= Task details =
Write each line of the material exactly as given, from the top through the line that contains "fig = go.Figure()", and omit all pictures.

(Entries with chart source code)
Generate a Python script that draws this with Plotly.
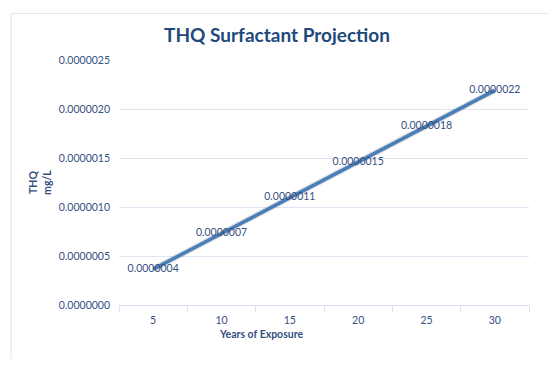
import plotly.graph_objects as go

# 数据
years = ["5", "10", "15", "20", "25", "30"]
thq = [0.000000365, 0.00000073, 0.000001095, 0.00000146, 0.000001825, 0.00000219]

TEXT = "#34507f"
FONT = "Lato"

fig = go.Figure()

# 线条阴影
fig.add_trace(go.Scatter(
    x=years, y=thq, mode="lines",
    line=dict(color="rgba(80,80,80,0.18)", width=6),
    hoverinfo="skip", showlegend=False,
))
fig.add_trace(go.Scatter(
    x=years, y=thq, mode="lines+text",
    line=dict(color="#4a7ebb", width=3.5),
    text=[f"{v:.7f}" for v in thq],
    textposition="middle center",
    textfont=dict(family=FONT, size=10.5, color=TEXT),
    cliponaxis=False,
    showlegend=False,
))

# 页面 body 有 8px 边距，尺寸相应缩小
fig.update_layout(
    width=549, height=369,
    margin=dict(l=111, r=28, t=52, b=72),
    paper_bgcolor="white", plot_bgcolor="white",
    font=dict(family=FONT, size=10.5, color=TEXT),
    title=dict(text="<b>THQ Surfactant Projection</b>", x=0.49, xanchor="center",
               y=0.927, yanchor="middle",
               font=dict(family=FONT, size=19, color="#1f497d")),
    showlegend=False,
)

fig.update_xaxes(
    type="category", range=[-0.5, 5.5], tickson="boundaries",
    ticks="outside", ticklen=6, ticklabelstandoff=5,
    tickcolor="#d9e1f2", showline=True, linecolor="#d9e1f2", showgrid=False,
    tickfont=dict(size=10.5, color=TEXT),
)
fig.update_yaxes(
    range=[0, 0.0000025], dtick=0.0000005, tickformat=".7f",
    showgrid=True, gridcolor="#dce6f2", zeroline=False, showline=False,
    ticks="", ticklabelstandoff=8,
    tickfont=dict(size=10.5, color=TEXT),
)

# 坐标轴标题
fig.add_annotation(text="<b>Years of Exposure</b>", x=0.346, y=-0.118,
                   xref="paper", yref="paper", showarrow=False,
                   xanchor="center", yanchor="middle",
                   font=dict(size=10.5, color=TEXT))
fig.add_annotation(text="<b>THQ<br>mg/L</b>", x=-0.193, y=0.502,
                   xref="paper", yref="paper", showarrow=False, textangle=-90,
                   xanchor="center", yanchor="middle",
                   font=dict(size=10.5, color=TEXT))

# 图表边框（只有上边和左边可见）
fig.add_shape(type="line", xref="paper", yref="paper",
              x0=-0.263, x1=1.2, y0=1.19, y1=1.19,
              line=dict(color="#dde6f0", width=1))
fig.add_shape(type="line", xref="paper", yref="paper",
              x0=-0.263, x1=-0.263, y0=1.19, y1=-0.22,
              line=dict(color="#dde6f0", width=1))

fig.write_html("out.html")
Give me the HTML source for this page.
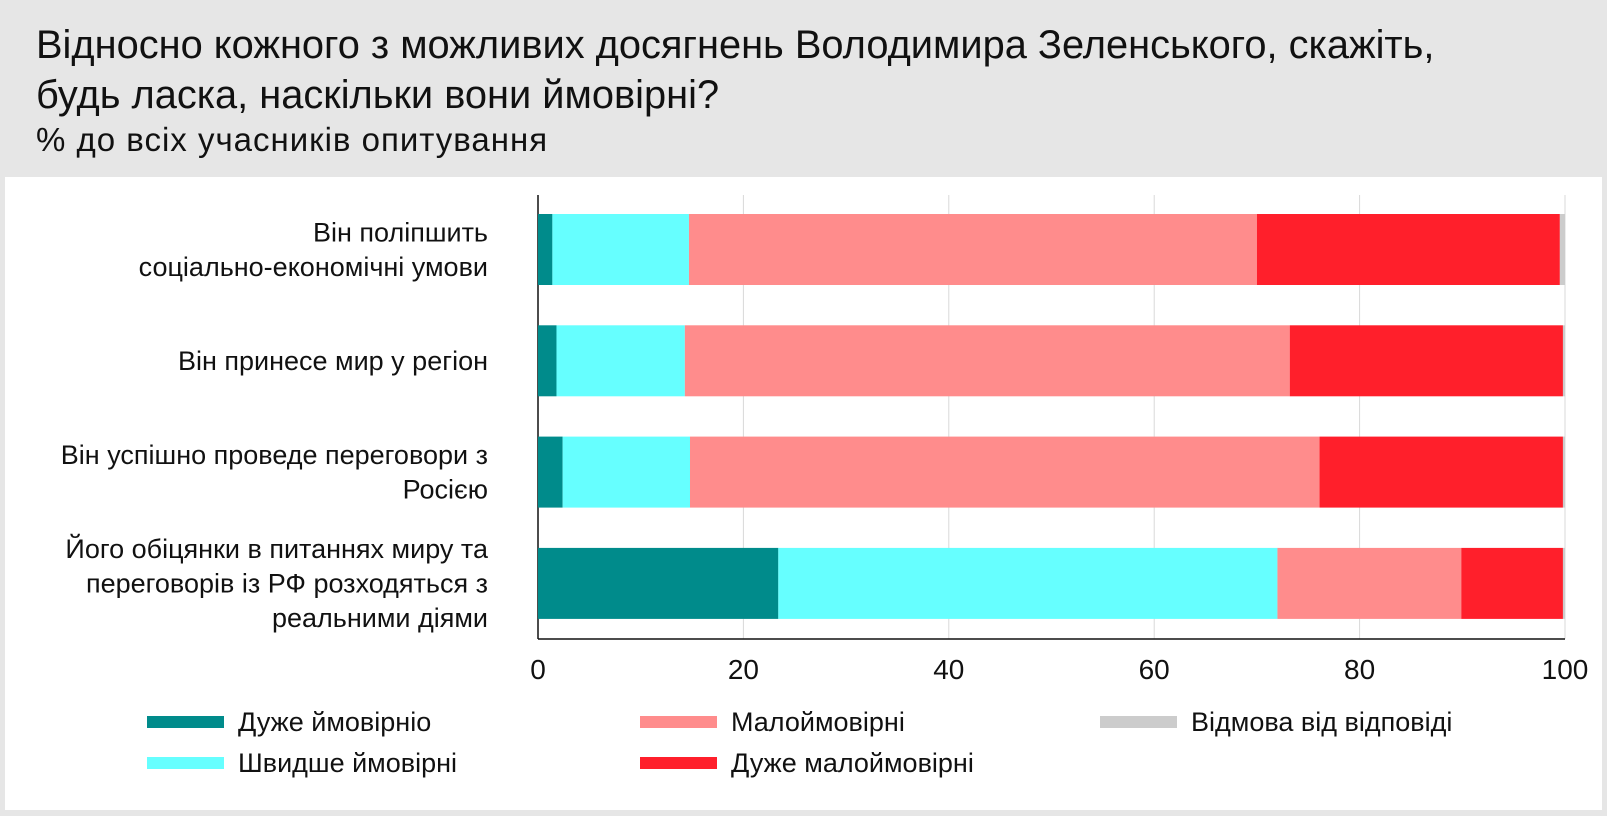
<!DOCTYPE html>
<html><head><meta charset="utf-8"><style>
body{margin:0;width:1607px;height:816px;background:#e6e6e6;overflow:hidden;font-family:"Liberation Sans","DejaVu Sans",sans-serif;}
svg{position:absolute;left:0;top:0}
</style></head><body>
<svg id="chart" width="1607" height="816">
<rect x="0" y="0" width="1607" height="816" fill="#e6e6e6"/>
<text x="36" y="58" font-size="39.8" fill="#111">Відносно кожного з можливих досягнень Володимира Зеленського, скажіть,</text>
<text x="36" y="108" font-size="39.8" fill="#111">будь ласка, наскільки вони ймовірні?</text>
<text x="36" y="151" font-size="33" letter-spacing="1" fill="#111">% до всіх учасників опитування</text>
<rect x="5" y="177" width="1597" height="633" fill="#fff"/>
<g id="grid"></g><g id="bars"></g><g id="labels"></g><g id="legend"></g>
</svg>
<script>
const categories=[["Він поліпшить","соціально-економічні умови"],["Він принесе мир у регіон"],["Він успішно проведе переговори з","Росією"],["Його обіцянки в питаннях миру та","переговорів із РФ розходяться з","реальними діями"]];
const veryLikely=[1.4,1.8,2.4,23.4];
const ratherLikely=[13.3,12.5,12.4,48.6];
const unlikely=[55.3,58.9,61.3,17.9];
const veryUnlikely=[29.5,26.6,23.7,9.9];
const refused=[0.5,0.2,0.2,0.2];
const ticks=[0,20,40,60,80,100];
const seriesNames=["Дуже ймовірніо","Швидше ймовірні","Малоймовірні","Дуже малоймовірні","Відмова від відповіді"];
const NS="http://www.w3.org/2000/svg";
const x0=538,x1=1565,top0=195,axisY=639,bandStart=214,pitch=111.3,barH=71;
const xs=v=>x0+(x1-x0)*v/100;
const yb=i=>bandStart+i*pitch;
function mk(tag,attrs,parent){const e=document.createElementNS(NS,tag);for(const k in attrs)e.setAttribute(k,attrs[k]);parent.appendChild(e);return e;}
const grid=document.getElementById('grid'),bars=document.getElementById('bars'),labels=document.getElementById('labels'),legend=document.getElementById('legend');
ticks.forEach(t=>{
 if(t>0){const l=mk('line',{x1:xs(t),x2:xs(t),y1:top0,y2:axisY,stroke:'#d9d9d9','stroke-width':1},grid);
 
 }
 const tx=mk('text',{x:xs(t),y:679,'font-size':28,'text-anchor':'middle',fill:'#111'},grid);tx.textContent=t;
 
 
});
const ax=mk('line',{x1:x0,x2:x0,y1:top0,y2:axisY,stroke:'#111','stroke-width':1.5},grid);


const bx=mk('line',{x1:x0,x2:x1,y1:axisY,y2:axisY,stroke:'#111','stroke-width':1.5},grid);


const series=[veryLikely,ratherLikely,unlikely,veryUnlikely,refused];
const colors=['#008b8b','#66ffff','#ff8c8c','#ff1f2b','#cccccc'];
categories.forEach((c,i)=>{
 let acc=0;
 series.forEach((s,j)=>{
  const r=mk('rect',{x:xs(acc),y:yb(i),width:xs(acc+s[i])-xs(acc),height:barH,fill:colors[j]},bars);
  
  
  acc+=s[i];
 });
 const n=c.length,cy=yb(i)+barH/2,lh=34.5;
 c.forEach((line,k)=>{
  const t=mk('text',{x:488,y:cy+(k-(n-1)/2)*lh+9,'font-size':27,'text-anchor':'end',fill:'#111'},labels);t.textContent=line;
  
  
 });
});
const legPos=[[147,722],[147,763],[640,722],[640,763],[1100,722]];
seriesNames.forEach((nm,j)=>{
 const [lx,ly]=legPos[j];
 const r=mk('rect',{x:lx,y:ly-6,width:77,height:12,fill:colors[j]},legend);
 
 
 const t=mk('text',{x:lx+91,y:ly+9,'font-size':27,fill:'#111'},legend);t.textContent=nm;
 
 
});
</script>
</body></html>
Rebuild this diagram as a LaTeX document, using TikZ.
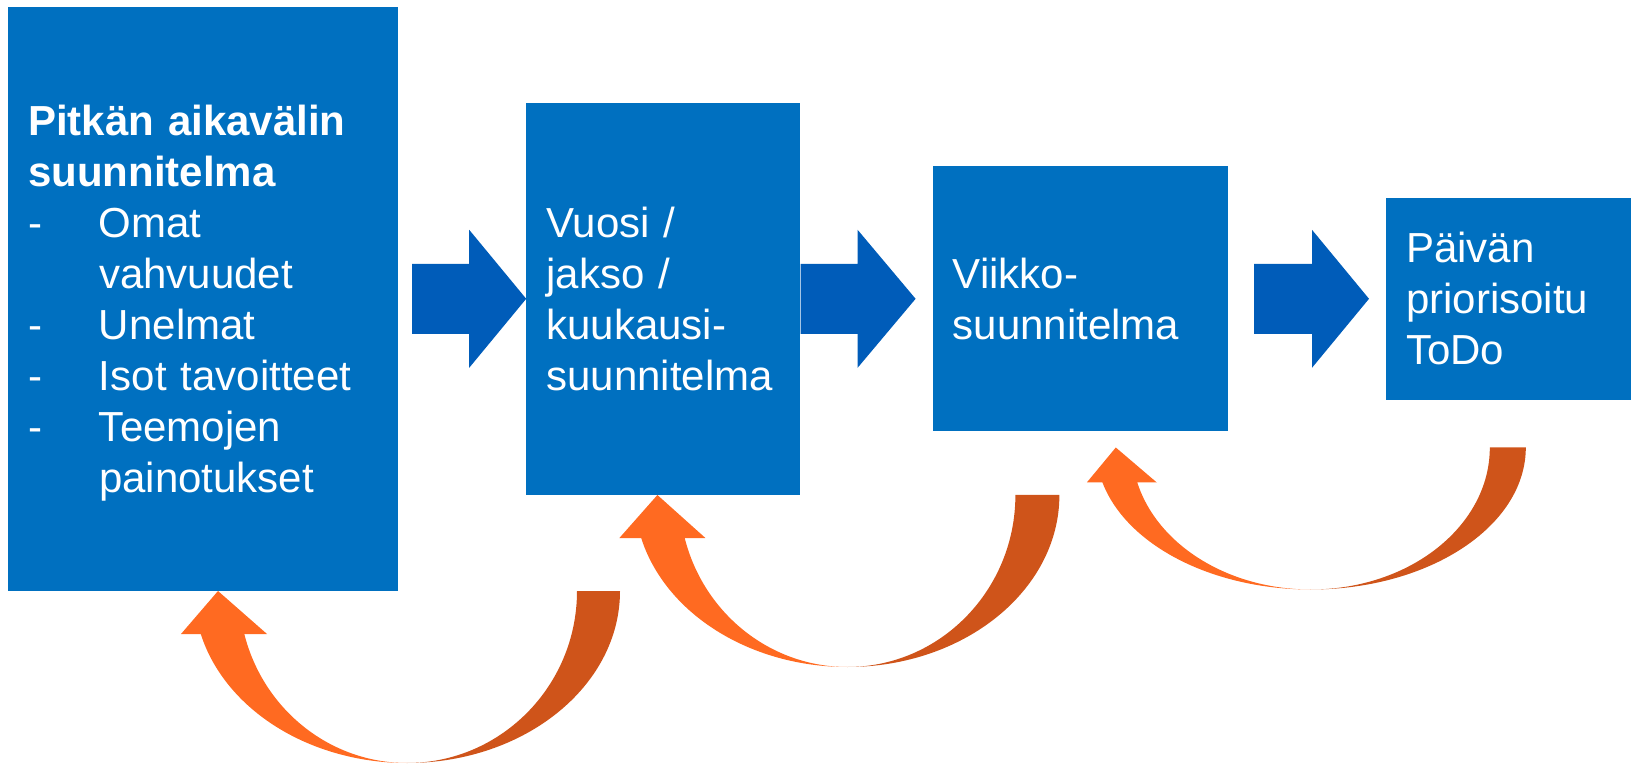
\documentclass[tikz,border=0pt]{standalone}
\usepackage{fontspec}
\setmainfont{Liberation Sans}
\usepackage{xcolor}
\usepackage{tikz}
\usetikzlibrary{positioning, calc}
\definecolor{planblue}{HTML}{0070C0}
\definecolor{arrowblue}{HTML}{005CB9}
\definecolor{backorange}{HTML}{FF6A21}
\definecolor{backbrown}{HTML}{CF541A}

\begin{document}
\begin{tikzpicture}[x=1pt, y=1pt, planbox/.style={rectangle, fill=planblue, draw=none, inner xsep=20pt, inner ysep=0pt, align=left, text=white, font=\fontsize{42}{51}\selectfont}, flowarrow/.style={fill=arrowblue, draw=none}, backlight/.style={fill=backorange, draw=none}, backdark/.style={fill=backbrown, draw=none}]

    \useasboundingbox (0,0) rectangle (1631,764);

    %Nodes
    \node[planbox, text width=350pt, minimum height=584pt, text height=30pt, text depth=357pt](longterm) at (203,465.2){\textbf{Pitkän aikavälin}\\ \textbf{suunnitelma}\\ \makebox[71pt][l]{-}Omat\\ \hspace*{71pt}vahvuudet\\ \makebox[71pt][l]{-}Unelmat\\ \makebox[71pt][l]{-}Isot tavoitteet\\ \makebox[71pt][l]{-}Teemojen\\ \hspace*{71pt}painotukset};
    \node[planbox, text width=234pt, minimum height=392pt](yearly)[right=128pt of longterm]{Vuosi /\\ jakso /\\ kuukausi-\\ suunnitelma};
    \node[planbox, text width=255pt, minimum height=265pt](weekly)[right=132pt of yearly]{Viikko-\\ suunnitelma};
    \node[planbox, text width=206pt, minimum height=202pt](daily)[right=158pt of weekly]{Päivän\\ priorisoitu\\ ToDo};
    \coordinate (retA) at ($(longterm.south)+(204,0)$);
    \coordinate (retB) at ($(yearly.south)+(184,0)$);
    \coordinate (retC) at ($(weekly.south)+(230.5,-16)$);

    %Lines
    \fill[flowarrow] ($(longterm.east)+(14,35)$) -- ($(yearly.west)+(-57,35)$) -- ($(yearly.west)+(-57,69)$) -- (yearly.west) -- ($(yearly.west)+(-57,-69)$) -- ($(yearly.west)+(-57,-35)$) -- ($(longterm.east)+(14,-35)$) -- cycle;
    \fill[flowarrow] ($(yearly.east)+(0,35)$) -- ($(weekly.west)+(-75,35)$) -- ($(weekly.west)+(-75,69)$) -- ($(weekly.west)+(-17,0)$) -- ($(weekly.west)+(-75,-69)$) -- ($(weekly.west)+(-75,-35)$) -- ($(yearly.east)+(0,-35)$) -- cycle;
    \fill[flowarrow] ($(weekly.east)+(26,35)$) -- ($(daily.west)+(-74,35)$) -- ($(daily.west)+(-74,69)$) -- ($(daily.west)+(-17,0)$) -- ($(daily.west)+(-74,-69)$) -- ($(daily.west)+(-74,-35)$) -- ($(weekly.east)+(26,-35)$) -- cycle;

    %Back arrows
    \fill[backdark, shift={(retA)}] (170,0) -- (213,0) arc[start angle=0, end angle=-90, x radius=213, y radius=172] arc[start angle=-90, end angle=0, x radius=170, y radius=172] -- cycle;
    \fill[backlight, shift={(retA)}] (0,-172) arc[start angle=270, end angle=194.48, x radius=213, y radius=172] -- (-226,-43) -- (-189,0) -- (-140,-43) -- (-162.7,-43) arc[start angle=194.48, end angle=270, x radius=168, y radius=172] -- cycle;
    \fill[backdark, shift={(retB)}] (168,0) -- (212,0) arc[start angle=0, end angle=-90, x radius=212, y radius=172] arc[start angle=-90, end angle=0, x radius=168, y radius=172] -- cycle;
    \fill[backlight, shift={(retB)}] (0,-172) arc[start angle=270, end angle=194.48, x radius=213, y radius=172] -- (-228,-43) -- (-190,0) -- (-142,-43) -- (-162.7,-43) arc[start angle=194.48, end angle=270, x radius=168, y radius=172] -- cycle;
    \fill[backdark, shift={(retC)}] (179,0) -- (215,0) arc[start angle=0, end angle=-90, x radius=215, y radius=142] arc[start angle=-90, end angle=0, x radius=179, y radius=142] -- cycle;
    \fill[backlight, shift={(retC)}] (0,-142) arc[start angle=270, end angle=194.27, x radius=215, y radius=142] -- (-224,-35) -- (-195,0) -- (-154,-35) -- (-173.5,-35) arc[start angle=194.27, end angle=270, x radius=179, y radius=142] -- cycle;

\end{tikzpicture}
\end{document}
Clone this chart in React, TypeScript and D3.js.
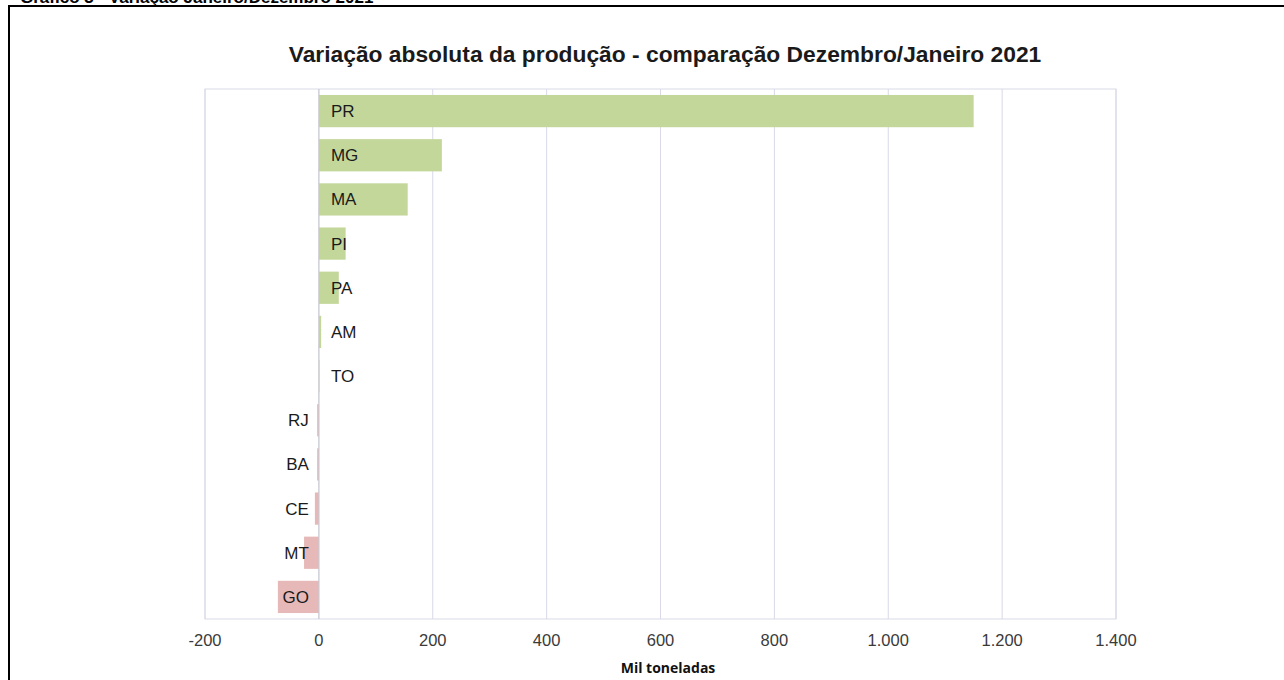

= The response =
Generate a Python script that draws this with Plotly.
import plotly.graph_objects as go

# 数据
years = ["5", "10", "15", "20", "25", "30"]
thq = [0.000000365, 0.00000073, 0.000001095, 0.00000146, 0.000001825, 0.00000219]

TEXT = "#34507f"
FONT = "Lato"

fig = go.Figure()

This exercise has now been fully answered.